SE = σ/√n  (when population SD is known)
SE = s/√n  (when estimating with sample SD)

Standard Deviation vs Standard Error:

Standard deviation: variability of individual data points
Standard error: variability of the sample mean (precision of the estimate)

If sample size is multiplied by 4, the standard error is cut in half.

Distribution of Sample Proportions

Sample proportion p̂ = number of successes in sample / n

Expected value: E(p̂) = p
Variance:       Var(p̂) = p(1−p)/n
Standard error: √[p(1−p)/n]

By the CLT, p̂ approximates a normal distribution when n is large.

Key Concept Cards

Central Limit Theorem (CLT) ★★★★★ : Regardless of population distribution, when n ≥ 30, the sample mean approximates N(μ, σ²/n). The foundation of statistical inference. Memory tip: large n → sample mean → normal distribution

Standard Error (SE) ★★★★★ : The standard deviation of the sample mean. SE = σ/√n. Larger n → smaller SE → more precise estimates. Memory tip: SE = σ/√n; n × 4 → SE ÷ 2

Parameter vs Statistic ★★★★☆ : Parameters (μ, σ) are fixed population values. Statistics (x̄, s) are estimated values that vary from sample to sample. Memory tip: parameter = population; statistic = sample

Practice Questions

Q. A population has standard deviation 15. What is the standard error for a sample of n = 225?

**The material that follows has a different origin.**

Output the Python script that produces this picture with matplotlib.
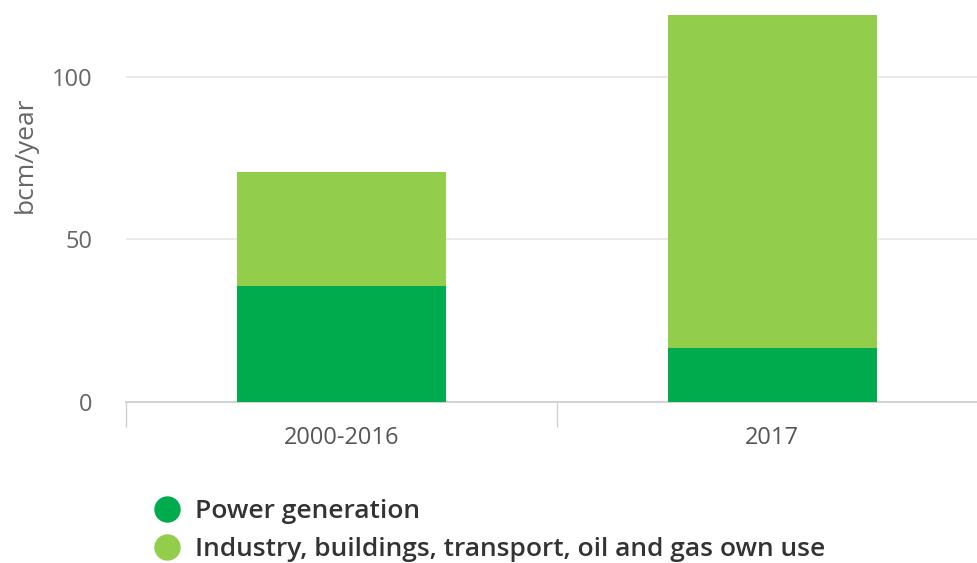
import matplotlib
matplotlib.use("Agg")
import matplotlib.pyplot as plt
from matplotlib.lines import Line2D

plt.rcParams['font.family'] = ['Open Sans', 'DejaVu Sans']

periods = ['2000-2016', '2017']
power = [35.7, 16.6]
other = [35.1, 102.4]
series_names = ['Power generation', 'Industry, buildings, transport, oil and gas own use']

dark_green = '#00ab4e'
light_green = '#92ce4c'

fig = plt.figure(figsize=(9.78, 5.63), dpi=100)
ax = fig.add_axes([0.1288, 0.286, 0.8712, 0.714])

x = range(len(periods))
ax.bar(x, power, width=0.485, color=dark_green, zorder=3)
ax.bar(x, other, width=0.485, bottom=power, color=light_green, zorder=3)

ax.set_xlim(-0.5, 1.478)
ax.set_ylim(0, 123.7)
ax.set_yticks([0, 50, 100])
ax.yaxis.grid(True, color='#e6e6e6', linewidth=1.2, zorder=0)
ax.tick_params(axis='y', length=0, pad=24, labelsize=17, labelcolor='#666666')

# category labels sit between the boundary ticks
ax.set_xticks([-0.5, 0.5])
ax.set_xticklabels([])
ax.set_xticks(list(x), minor=True)
ax.set_xticklabels(periods, minor=True)
ax.tick_params(axis='x', which='major', length=18, width=1, color='#d0d0d0')
ax.tick_params(axis='x', which='minor', length=0, pad=17, labelsize=17, labelcolor='#555555')

for side in ['top', 'right', 'left']:
    ax.spines[side].set_visible(False)
ax.spines['bottom'].set_color('#cccccc')
ax.spines['bottom'].set_linewidth(1.2)

ax.set_ylabel('bcm/year', fontsize=19, color='#666666')
ax.yaxis.set_label_coords(-0.104, 0.614)

handles = [Line2D([], [], marker='o', linestyle='', markersize=18, color=c)
           for c in (dark_green, light_green)]
fig.legend(handles, series_names, loc='upper left', bbox_to_anchor=(0.152, 0.114),
           frameon=False, handlelength=1.4, handletextpad=0.36, labelspacing=0.51,
           prop={'weight': 'semibold', 'size': 19}, labelcolor='#333333',
           borderaxespad=0, borderpad=0)

fig.savefig('out.png', dpi=100)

SE = 15/√225 = 15/15 = 1. The variability in the sample mean is reduced to a standard deviation of 1.

Q. A population has a right-skewed distribution. What is the distribution of the sample mean for n = 50?

By the Central Limit Theorem, with n = 50, the distribution of the sample mean approximates a normal distribution regardless of the population’s shape. Expected value = population mean; standard deviation = population SD / √50.